I quickly got out of my car with my credit card. A woman approached me from her own car asking for money. I’ve experienced this before. Some woman approaches me, tells me she’s on some trip, and ran out of money for gas. I noticed she was in a car with another fellow. She was neither pregnant, homeless-looking, or a minority. Well, I was tired of responding to these kinds of encounters, and decided I wouldn’t be generous. I ignored her, and was fiddling with the credit card machine that was rejecting my gift card. She stood next to my car and stared at me the whole time. “ Is she mad or something?” I thought. I went into my car to grab some cash, all the while rolling up my windows and locking it as I left, afraid she may do something.
By this time, she was angry at me, yelling at me and telling me I was rude. She followed me into the gas store, as I paid the manager and ignored her. She decided to demonstrate to me how to greet a person while I paid for my gas.
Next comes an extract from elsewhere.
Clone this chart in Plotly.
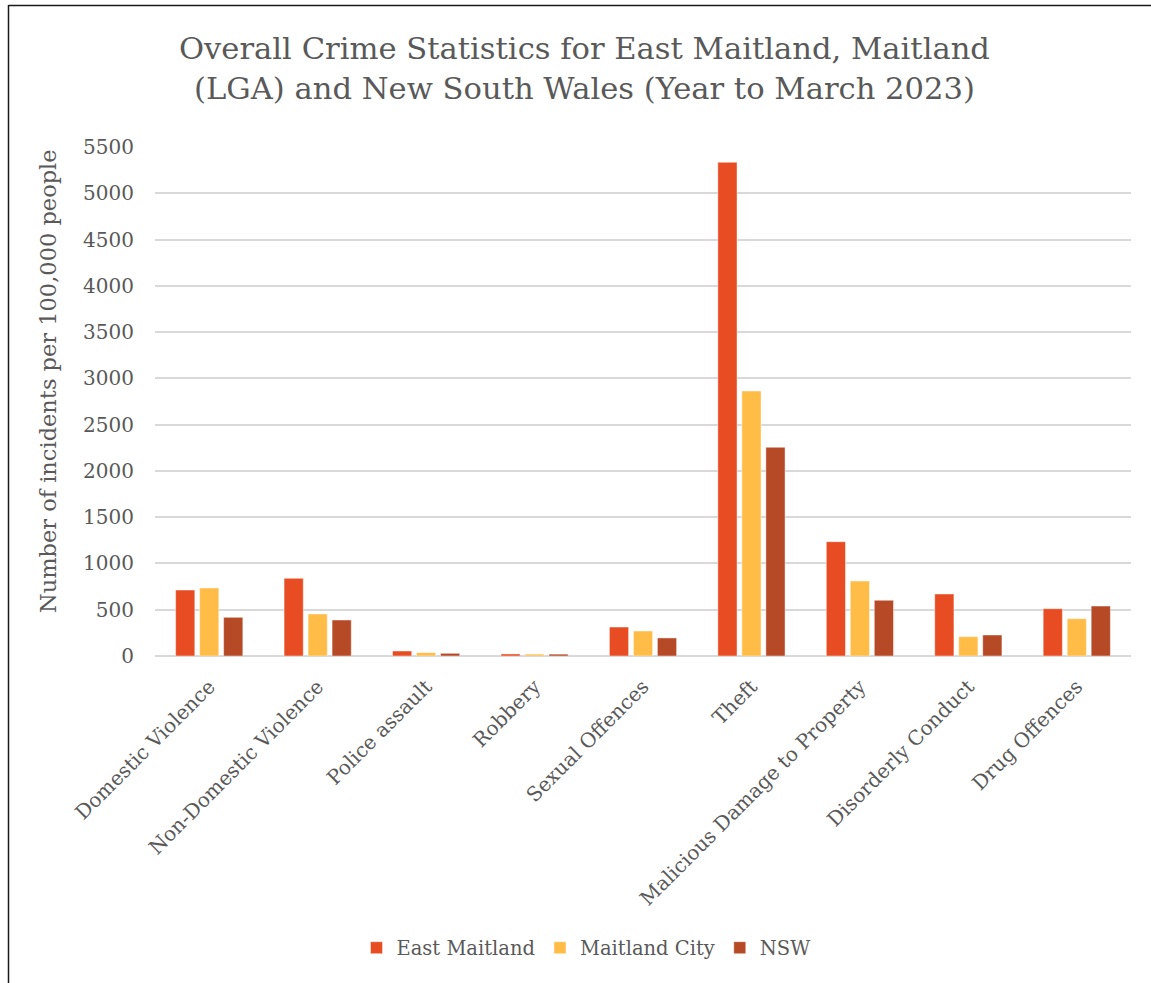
import plotly.graph_objects as go

categories = ["Domestic Violence", "Non-Domestic Violence", "Police assault", "Robbery",
              "Sexual Offences", "Theft", "Malicious Damage to Property",
              "Disorderly Conduct", "Drug Offences"]
east_maitland = [713, 839, 54, 22, 313, 5335, 1235, 670, 511]
maitland_city = [735, 454, 36, 20, 270, 2863, 810, 209, 403]
nsw = [418, 389, 29, 20, 195, 2255, 602, 227, 540]
y_ticks = list(range(0, 5501, 500))

series = [("East Maitland", east_maitland, "#E84C22"),
          ("Maitland City", maitland_city, "#FFBC47"),
          ("NSW", nsw, "#B64926")]

FONT = "DejaVu Serif"
GRAY = "#595959"

W, H = 1151, 983
L, R, T, B = 155, 20, 147, 327
pw = W - L - R
ph = H - T - B

fig = go.Figure()
for name, vals, col in series:
    fig.add_trace(go.Bar(name=name, x=categories, y=vals, marker_color=col,
                         marker_line=dict(color="rgba(255,255,255,0.45)", width=1)))

def px_x(p):
    return (p - L) / pw

def px_y(p):
    return (H - B - p) / ph

fig.update_layout(
    width=W, height=H,
    margin=dict(l=L, r=R, t=T, b=B, autoexpand=False),
    paper_bgcolor="white", plot_bgcolor="white",
    barmode="group", bargap=0.336, bargroupgap=0.2,
    font=dict(family=FONT, color=GRAY, size=20),
    xaxis=dict(tickangle=-45, showgrid=False, showline=False, ticks="",
               tickfont=dict(size=20, color=GRAY), ticklabelstandoff=14),
    yaxis=dict(range=[0, 5500], tickvals=y_ticks, showgrid=True, gridcolor="#D9D9D9",
               gridwidth=1.5, zeroline=True, zerolinecolor="#D9D9D9", zerolinewidth=1.5,
               ticks="", tickfont=dict(size=20, color=GRAY), ticklabelstandoff=20),
    legend=dict(orientation="h", x=px_x(586), xanchor="center", y=px_y(948), yanchor="middle",
                font=dict(size=19.5, color=GRAY), itemwidth=30, traceorder="normal"),
    showlegend=True,
    annotations=[
        dict(text="Overall Crime Statistics for East Maitland, Maitland<br>(LGA) and New South Wales (Year to March 2023)",
             x=px_x(584), y=px_y(29), xref="paper", yref="paper",
             xanchor="center", yanchor="top", showarrow=False,
             font=dict(family=FONT, size=30.6, color=GRAY)),
        dict(text="Number of incidents per 100,000 people", textangle=-90,
             x=px_x(48), y=px_y(381), xref="paper", yref="paper",
             xanchor="center", yanchor="middle", showarrow=False,
             font=dict(family=FONT, size=22.5, color=GRAY))],
    shapes=[dict(type="line", xref="paper", yref="paper", x0=px_x(8.5), x1=px_x(8.5),
                 y0=px_y(5), y1=px_y(990), line=dict(color="#1a1a1a", width=1.5)),
            dict(type="line", xref="paper", yref="paper", x0=px_x(8.5), x1=px_x(1160),
                 y0=px_y(5.5), y1=px_y(5.5), line=dict(color="#1a1a1a", width=1.5))],
)

fig.write_html("out.html", config={"displayModeBar": False},
               post_script="document.body.style.margin='0';document.body.style.overflow='hidden';")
She followed me out, verbally harassing and screaming at me calling me, calling me a “rude bitch.”
To my surprise, all the while I was extremely calm, going about my business nonchalantly. I suppose this angered her even more, but I wasn’t interested in her, nor felt any need to justify myself. Looking back, she was so pissed, lol.
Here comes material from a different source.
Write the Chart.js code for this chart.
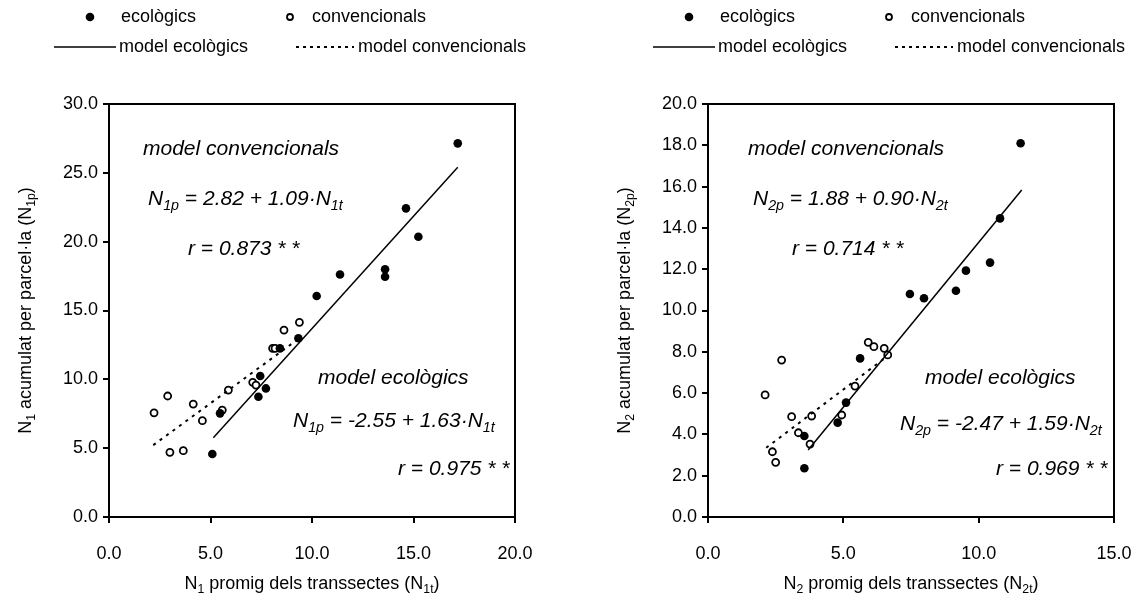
<!DOCTYPE html>
<html><head><meta charset="utf-8">
<script src="https://cdn.jsdelivr.net/npm/chart.js@4.4.1/dist/chart.umd.min.js"></script>
<style>
html,body{margin:0;padding:0;background:#fff;}
body{width:1141px;height:604px;overflow:hidden;position:relative;}
canvas{position:absolute;top:0;}
#cl{left:0;}
#cr{left:570px;}
</style></head><body>
<canvas id="cl" width="570" height="604"></canvas>
<canvas id="cr" width="571" height="604"></canvas>
<script>
// ---------- DATA ----------
// Panel N1
const n1EcoX  = [5.09, 5.47, 7.36, 7.45, 7.73, 8.42, 9.33, 10.23, 11.38, 13.6, 13.6, 14.63, 15.24, 17.18];
const n1EcoY  = [4.58, 7.53, 8.74, 10.24, 9.34, 12.25, 12.98, 16.05, 17.62, 18.0, 17.45, 22.42, 20.36, 27.14];
const n1ConvX = [2.22, 2.89, 3.0, 3.66, 4.15, 4.6, 5.58, 5.88, 7.08, 7.24, 8.06, 8.18, 8.62, 9.38];
const n1ConvY = [7.57, 8.79, 4.70, 4.82, 8.2, 7.0, 7.77, 9.22, 9.78, 9.58, 12.25, 12.25, 13.58, 14.14];
const n1ModelEcoX  = [5.14, 17.18];
const n1ModelEcoY  = [5.75, 25.4];
const n1ModelConvX = [2.18, 9.3];
const n1ModelConvY = [5.22, 12.9];
const n1XTicks = [0, 5, 10, 15, 20];
const n1YTicks = [0, 5, 10, 15, 20, 25, 30];
// Panel N2
const n2EcoX  = [3.56, 3.56, 4.79, 5.10, 5.62, 7.46, 7.98, 9.16, 9.53, 10.42, 10.79, 11.55];
const n2EcoY  = [3.92, 2.36, 4.57, 5.54, 7.68, 10.80, 10.59, 10.96, 11.93, 12.32, 14.46, 18.10];
const n2ConvX = [2.72, 2.11, 3.09, 3.83, 3.34, 3.77, 2.38, 2.50, 4.94, 5.43, 5.92, 6.13, 6.51, 6.64];
const n2ConvY = [7.60, 5.91, 4.86, 4.89, 4.08, 3.53, 3.16, 2.65, 4.94, 6.34, 8.46, 8.25, 8.17, 7.85];
const n2ModelEcoX  = [3.70, 11.59];
const n2ModelEcoY  = [3.24, 15.84];
const n2ModelConvX = [2.15, 6.62];
const n2ModelConvY = [3.35, 7.78];
const n2XTicks = [0, 5, 10, 15];
const n2YTicks = [0, 2, 4, 6, 8, 10, 12, 14, 16, 18, 20];

const legendLabels = ["ecològics", "convencionals", "model ecològics", "model convencionals"];

// ---------- HELPERS ----------
const FAM = '"Liberation Sans", Arial, sans-serif';
const pts = (xs, ys) => xs.map((x, i) => ({x: x, y: ys[i]}));

function drawRich(ctx, x, y, parts, size, italic, align) {
  const f = s => (italic ? 'italic ' : '') + s + 'px ' + FAM;
  let w = 0;
  parts.forEach(([t, sub]) => { ctx.font = f(sub ? size * 0.68 : size); w += ctx.measureText(t).width; });
  let cx = align === 'center' ? x - w / 2 : x;
  ctx.textAlign = 'left';
  ctx.textBaseline = 'alphabetic';
  ctx.fillStyle = '#000';
  parts.forEach(([t, sub]) => {
    ctx.font = f(sub ? size * 0.68 : size);
    ctx.fillText(t, cx, y + (sub ? size * 0.22 : 0));
    cx += ctx.measureText(t).width;
  });
}

const framePlugin = {
  id: 'frame',
  afterDraw(chart) {
    const {ctx, chartArea: a} = chart;
    ctx.save();
    ctx.strokeStyle = '#000';
    ctx.lineWidth = 2;
    ctx.beginPath();
    ctx.moveTo(a.left, a.top); ctx.lineTo(a.right, a.top); ctx.lineTo(a.right, a.bottom);
    ctx.stroke();
    ctx.restore();
  }
};

const textPlugin = {
  id: 'texts',
  afterDraw(chart, args, o) {
    const ctx = chart.ctx;
    ctx.save();
    const d = o.dx;
    ctx.fillStyle = '#000';
    ctx.beginPath(); ctx.arc(90 + d, 17, 4.3, 0, Math.PI * 2); ctx.fill();
    ctx.beginPath(); ctx.arc(290 + d, 17, 3, 0, Math.PI * 2);
    ctx.lineWidth = 1.8; ctx.strokeStyle = '#000'; ctx.stroke();
    ctx.lineWidth = 1.5;
    ctx.beginPath(); ctx.moveTo(54 + d, 47); ctx.lineTo(116 + d, 47); ctx.stroke();
    ctx.setLineDash([3, 4]); ctx.lineWidth = 2;
    ctx.beginPath(); ctx.moveTo(296 + d, 47); ctx.lineTo(354 + d, 47); ctx.stroke();
    ctx.setLineDash([]);
    ctx.font = '18px ' + FAM; ctx.textBaseline = 'middle'; ctx.textAlign = 'left';
    ctx.fillText(legendLabels[0], 121 + d, 17);
    ctx.fillText(legendLabels[1], 312 + d, 17);
    ctx.fillText(legendLabels[2], 119 + d, 47);
    ctx.fillText(legendLabels[3], 358 + d, 47);
    o.notes.forEach(n => drawRich(ctx, n.x, n.y, n.parts, 21, true, 'left'));
    const a = chart.chartArea;
    drawRich(ctx, (a.left + a.right) / 2, 589, o.xTitle, 18, false, 'center');
    ctx.save();
    ctx.translate(o.yTitleX, (a.top + a.bottom) / 2);
    ctx.rotate(-Math.PI / 2);
    drawRich(ctx, 0, 6, o.yTitle, 18, false, 'center');
    ctx.restore();
    ctx.restore();
  }
};

function makePanel(id, cfg) {
  const tickFont = {family: FAM, size: 18};
  return new Chart(document.getElementById(id), {
    type: 'scatter',
    data: {
      datasets: [
        {label: legendLabels[2], data: pts(cfg.mEx, cfg.mEy), showLine: true, borderColor: '#000', borderWidth: 1.5, pointRadius: 0, order: 0},
        {label: legendLabels[3], data: pts(cfg.mCx, cfg.mCy), showLine: true, borderColor: '#000', borderWidth: 2, borderDash: [3, 5], pointRadius: 0, order: 0},
        {label: legendLabels[0], data: pts(cfg.ex, cfg.ey), pointRadius: 4.3, backgroundColor: '#000', borderColor: '#000', borderWidth: 0, order: 1},
        {label: legendLabels[1], data: pts(cfg.cx, cfg.cy), pointRadius: 3.5, backgroundColor: '#fff', borderColor: '#000', borderWidth: 1.8, order: 2}
      ]
    },
    options: {
      responsive: false, animation: false, devicePixelRatio: 1,
      layout: {padding: {left: 0, right: cfg.padR, top: 104, bottom: 0}},
      plugins: {
        legend: {display: false}, tooltip: {enabled: false},
        texts: {dx: cfg.dx, notes: cfg.notes, xTitle: cfg.xTitle, yTitle: cfg.yTitle, yTitleX: cfg.yTitleX}
      },
      scales: {
        x: {
          type: 'linear', min: cfg.xT[0], max: cfg.xT[cfg.xT.length - 1],
          afterBuildTicks: s => { s.ticks = cfg.xT.map(v => ({value: v})); },
          afterFit: s => { s.height = 87; s.paddingLeft = 0; s.paddingRight = 0; },
          ticks: {font: tickFont, color: '#000', padding: 20, maxRotation: 0, callback: v => v.toFixed(1)},
          grid: {drawOnChartArea: false, drawTicks: true, tickLength: 6, color: '#000', lineWidth: 2},
          border: {display: true, color: '#000', width: 2}
        },
        y: {
          type: 'linear', min: cfg.yT[0], max: cfg.yT[cfg.yT.length - 1],
          afterBuildTicks: s => { s.ticks = cfg.yT.map(v => ({value: v})); },
          afterFit: s => { s.width = cfg.yW; s.paddingTop = 0; s.paddingBottom = 0; },
          ticks: {font: tickFont, color: '#000', padding: 5, callback: v => v.toFixed(1)},
          grid: {drawOnChartArea: false, drawTicks: true, tickLength: 6, color: '#000', lineWidth: 2},
          border: {display: true, color: '#000', width: 2}
        }
      }
    },
    plugins: [framePlugin, textPlugin]
  });
}

makePanel('cl', {
  ex: n1EcoX, ey: n1EcoY, cx: n1ConvX, cy: n1ConvY,
  mEx: n1ModelEcoX, mEy: n1ModelEcoY, mCx: n1ModelConvX, mCy: n1ModelConvY,
  xT: n1XTicks, yT: n1YTicks, yW: 109, padR: 55, dx: 0, yTitleX: 25,
  xTitle: [["N", 0], ["1", 1], [" promig dels transsectes (N", 0], ["1t", 1], [")", 0]],
  yTitle: [["N", 0], ["1", 1], [" acumulat per parcel·la (N", 0], ["1p", 1], [")", 0]],
  notes: [
    {x: 143, y: 155, parts: [["model convencionals", 0]]},
    {x: 148, y: 205, parts: [["N", 0], ["1p", 1], [" = 2.82 + 1.09·N", 0], ["1t", 1]]},
    {x: 188, y: 255, parts: [["r = 0.873 * *", 0]]},
    {x: 318, y: 384, parts: [["model ecològics", 0]]},
    {x: 293, y: 427, parts: [["N", 0], ["1p", 1], [" = -2.55 + 1.63·N", 0], ["1t", 1]]},
    {x: 398, y: 475, parts: [["r = 0.975 * *", 0]]}
  ]
});

makePanel('cr', {
  ex: n2EcoX, ey: n2EcoY, cx: n2ConvX, cy: n2ConvY,
  mEx: n2ModelEcoX, mEy: n2ModelEcoY, mCx: n2ModelConvX, mCy: n2ModelConvY,
  xT: n2XTicks, yT: n2YTicks, yW: 138, padR: 27, dx: 29, yTitleX: 54,
  xTitle: [["N", 0], ["2", 1], [" promig dels transsectes (N", 0], ["2t", 1], [")", 0]],
  yTitle: [["N", 0], ["2", 1], [" acumulat per parcel·la (N", 0], ["2p", 1], [")", 0]],
  notes: [
    {x: 178, y: 155, parts: [["model convencionals", 0]]},
    {x: 183, y: 205, parts: [["N", 0], ["2p", 1], [" = 1.88 + 0.90·N", 0], ["2t", 1]]},
    {x: 222, y: 255, parts: [["r = 0.714 * *", 0]]},
    {x: 355, y: 384, parts: [["model ecològics", 0]]},
    {x: 330, y: 430, parts: [["N", 0], ["2p", 1], [" = -2.47 + 1.59·N", 0], ["2t", 1]]},
    {x: 426, y: 475, parts: [["r = 0.969 * *", 0]]}
  ]
});
</script>
</body></html>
I’m not as angered by the situation as I am in disbelief. I can’t believe this sense of entitlement from someone who would ask for donations. If I was rude, I would’ve told her to go away or say mean things, from my point of view, I was saving her face by not saying anything. She must’ve felt vulnerable asking someone for money, and I think it made her feel better about herself by taking it out on somebody, specifically a little girl at a gas station by herself—me. The sense of entitlement she had made me sick. She made homeless people look bad. I am entitled to ignore her; she is not entitled to demand anything of me.
I can't believe people sometimes.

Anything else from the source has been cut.